- Written instruction -
Restate the data word for word and leave the images out.

[Extracted records]
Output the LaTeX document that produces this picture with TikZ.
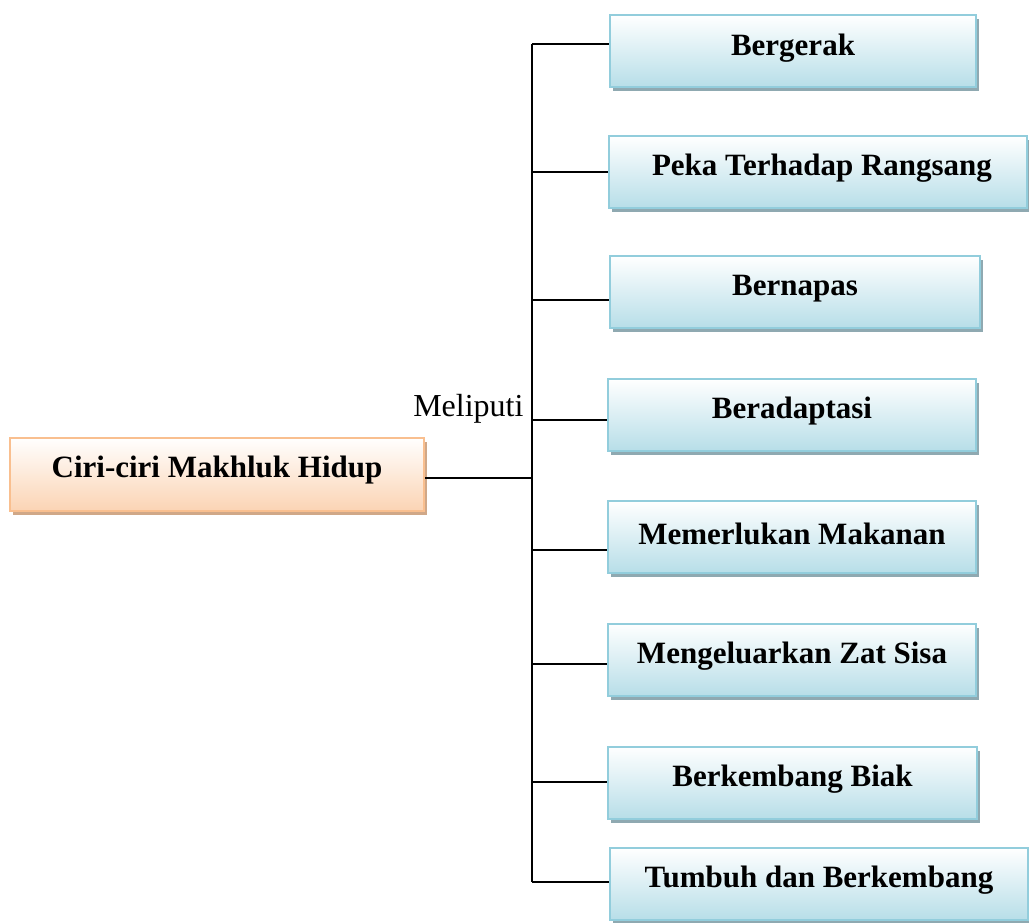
\documentclass[tikz,border=0pt]{standalone}
\usepackage{fontspec}
\setmainfont{Liberation Serif}
\usetikzlibrary{shadows}
\definecolor{bborder}{HTML}{92CDDC}
\definecolor{bbottom}{HTML}{B7DEE8}
\definecolor{bshadow}{HTML}{8FA9B1}
\definecolor{oborder}{HTML}{F9BF8F}
\definecolor{obottom}{HTML}{FBD4B4}
\definecolor{oshadow}{HTML}{D0A888}
\tikzset{
  bluebox/.style={draw=bborder, line width=2pt, top color=white, bottom color=bbottom,
    drop shadow={shadow xshift=3pt, shadow yshift=-4pt, fill=bshadow, opacity=1},
    minimum height=72pt, inner sep=0pt},
  orangebox/.style={draw=oborder, line width=2pt, top color=white, bottom color=obottom,
    drop shadow={shadow xshift=3pt, shadow yshift=-4pt, fill=oshadow, opacity=1},
    minimum height=73pt, minimum width=414pt, inner sep=0pt},
  lbl/.style={font=\fontsize{31}{36}\selectfont\bfseries},
  conn/.style={line width=2pt, black},
}
\begin{document}
\begin{tikzpicture}[x=1pt,y=-1pt]
\useasboundingbox (0,0) rectangle (1029,923);
% left box
\node[orangebox, label={[lbl,yshift=3.5pt]center:Ciri-ciri Makhluk Hidup}] (L) at (217,474) {};
% right boxes
\node[bluebox, minimum width=366pt, label={[lbl,yshift=3.5pt]center:Bergerak}] (B1) at (793,51.5) {};
\node[bluebox, minimum width=418pt, label={[lbl,yshift=3.5pt,xshift=4pt]center:Peka Terhadap Rangsang}] (B2) at (818,172) {};
\node[bluebox, minimum width=370pt, label={[lbl,yshift=3.5pt]center:Bernapas}] (B3) at (795,292) {};
\node[bluebox, minimum width=368pt, label={[lbl,yshift=3.5pt]center:Beradaptasi}] (B4) at (792,415) {};
\node[bluebox, minimum width=368pt, label={[lbl,yshift=3.5pt]center:Memerlukan Makanan}] (B5) at (792,537) {};
\node[bluebox, minimum width=368pt, label={[lbl,yshift=3.5pt]center:Mengeluarkan Zat Sisa}] (B6) at (792,659.5) {};
\node[bluebox, minimum width=369pt, label={[lbl,yshift=3.5pt]center:Berkembang Biak}] (B7) at (792.5,782.5) {};
\node[bluebox, minimum width=418pt, label={[lbl,yshift=3.5pt]center:Tumbuh dan Berkembang}] (B8) at (819,884) {};
% spine
\coordinate (top) at (532,44);
\coordinate (bot) at (532,882);
\draw[conn] (top) -- (bot);
\coordinate (s1) at (532,44);
\coordinate (s2) at (532,172);
\coordinate (s3) at (532,300);
\coordinate (s4) at (532,420);
\coordinate (s5) at (532,550);
\coordinate (s6) at (532,664);
\coordinate (s7) at (532,782);
\coordinate (s8) at (532,882);
\coordinate (sL) at (532,478);
\draw[conn] (s1) -- (s1 -| B1.west);
\draw[conn] (s2) -- (s2 -| B2.west);
\draw[conn] (s3) -- (s3 -| B3.west);
\draw[conn] (s4) -- (s4 -| B4.west);
\draw[conn] (s5) -- (s5 -| B5.west);
\draw[conn] (s6) -- (s6 -| B6.west);
\draw[conn] (s7) -- (s7 -| B7.west);
\draw[conn] (s8) -- (s8 -| B8.west);
\draw[conn] (sL) -- (sL -| L.east);
\node[font=\fontsize{32}{36}\selectfont, anchor=base east] (M) at (527,416) {Meliputi};
\end{tikzpicture}
\end{document}
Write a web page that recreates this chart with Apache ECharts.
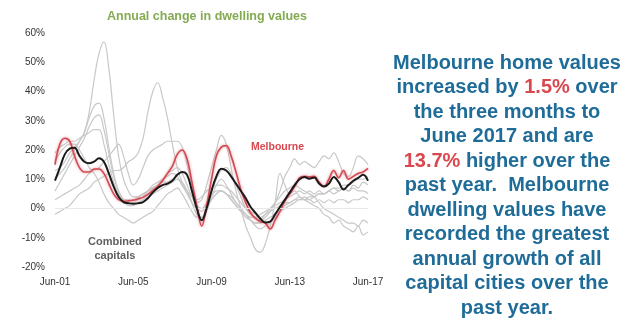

- Task result -
Output the LaTeX document that produces this picture with TikZ.
\documentclass[tikz,border=0pt]{standalone}
\usepackage{fontspec}
\setmainfont{Liberation Serif}
\usetikzlibrary{shadows}
\definecolor{bborder}{HTML}{92CDDC}
\definecolor{bbottom}{HTML}{B7DEE8}
\definecolor{bshadow}{HTML}{8FA9B1}
\definecolor{oborder}{HTML}{F9BF8F}
\definecolor{obottom}{HTML}{FBD4B4}
\definecolor{oshadow}{HTML}{D0A888}
\tikzset{
  bluebox/.style={draw=bborder, line width=2pt, top color=white, bottom color=bbottom,
    drop shadow={shadow xshift=3pt, shadow yshift=-4pt, fill=bshadow, opacity=1},
    minimum height=72pt, inner sep=0pt},
  orangebox/.style={draw=oborder, line width=2pt, top color=white, bottom color=obottom,
    drop shadow={shadow xshift=3pt, shadow yshift=-4pt, fill=oshadow, opacity=1},
    minimum height=73pt, minimum width=414pt, inner sep=0pt},
  lbl/.style={font=\fontsize{31}{36}\selectfont\bfseries},
  conn/.style={line width=2pt, black},
}
\begin{document}
\begin{tikzpicture}[x=1pt,y=-1pt]
\useasboundingbox (0,0) rectangle (1029,923);
% left box
\node[orangebox, label={[lbl,yshift=3.5pt]center:Ciri-ciri Makhluk Hidup}] (L) at (217,474) {};
% right boxes
\node[bluebox, minimum width=366pt, label={[lbl,yshift=3.5pt]center:Bergerak}] (B1) at (793,51.5) {};
\node[bluebox, minimum width=418pt, label={[lbl,yshift=3.5pt,xshift=4pt]center:Peka Terhadap Rangsang}] (B2) at (818,172) {};
\node[bluebox, minimum width=370pt, label={[lbl,yshift=3.5pt]center:Bernapas}] (B3) at (795,292) {};
\node[bluebox, minimum width=368pt, label={[lbl,yshift=3.5pt]center:Beradaptasi}] (B4) at (792,415) {};
\node[bluebox, minimum width=368pt, label={[lbl,yshift=3.5pt]center:Memerlukan Makanan}] (B5) at (792,537) {};
\node[bluebox, minimum width=368pt, label={[lbl,yshift=3.5pt]center:Mengeluarkan Zat Sisa}] (B6) at (792,659.5) {};
\node[bluebox, minimum width=369pt, label={[lbl,yshift=3.5pt]center:Berkembang Biak}] (B7) at (792.5,782.5) {};
\node[bluebox, minimum width=418pt, label={[lbl,yshift=3.5pt]center:Tumbuh dan Berkembang}] (B8) at (819,884) {};
% spine
\coordinate (top) at (532,44);
\coordinate (bot) at (532,882);
\draw[conn] (top) -- (bot);
\coordinate (s1) at (532,44);
\coordinate (s2) at (532,172);
\coordinate (s3) at (532,300);
\coordinate (s4) at (532,420);
\coordinate (s5) at (532,550);
\coordinate (s6) at (532,664);
\coordinate (s7) at (532,782);
\coordinate (s8) at (532,882);
\coordinate (sL) at (532,478);
\draw[conn] (s1) -- (s1 -| B1.west);
\draw[conn] (s2) -- (s2 -| B2.west);
\draw[conn] (s3) -- (s3 -| B3.west);
\draw[conn] (s4) -- (s4 -| B4.west);
\draw[conn] (s5) -- (s5 -| B5.west);
\draw[conn] (s6) -- (s6 -| B6.west);
\draw[conn] (s7) -- (s7 -| B7.west);
\draw[conn] (s8) -- (s8 -| B8.west);
\draw[conn] (sL) -- (sL -| L.east);
\node[font=\fontsize{32}{36}\selectfont, anchor=base east] (M) at (527,416) {Meliputi};
\end{tikzpicture}
\end{document}
Write a web page that recreates this chart with Apache ECharts.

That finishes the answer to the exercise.